Notables: Black Pumas, Heartless Bastards (W2), Riders Against the Storm (W2), Dayglow, Blk Odyssy (W2), Sir Woman (W1), Charley Crockett, Missio, Mike Melinoe (W2), Shiela (W2), Nane
Quick personal story, friends. On a Saturday in April 2018, I hit a $5 show at the Scoot Inn. The show was indoors, the crowd intimate, the proceeds going to a local music education charity in east Austin. Setup for each of the three young bands was extremely minimalist. The Scoot Inn’s interior, of course, had scarcely more light than your average seance.
Basically, this felt like a “neighborhood” show: a young crowd, maybe 50 people in attendance, tops, at the height of the night, a whisper’s version of an Austin live music showcase.
The opener was Shiela. The second act was Kady Rain. Three years later — following Rain’s 2019 appearance at Zilker — both of them have now graduated to ACL performer. You’ve got to love the possibilities this town offers.
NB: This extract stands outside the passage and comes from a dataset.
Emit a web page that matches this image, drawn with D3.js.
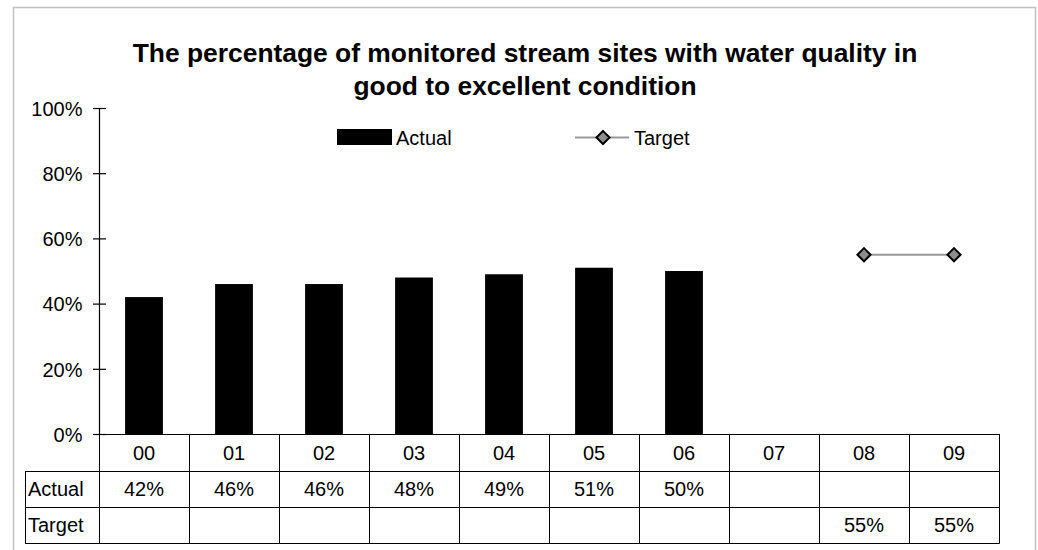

Anyway, this grade for the locals is as much about representing Austin’s diversity of style as it is about the quality of the music (which is considerable in its own right). And this roster boasts pretty much everything, with veteran-rock money in Heartless Bastards, new soul-rock money (serious money) in Black Pumas, talented rappers like Riders Against the Storm and Mike Melinoe, Dayglow’s alt-pop, Charley Crockett’s country, Shiela’s satin-smooth R&B and more. No real complaints to be had here — even as my own verdict on Dayglow is incomplete and evolving.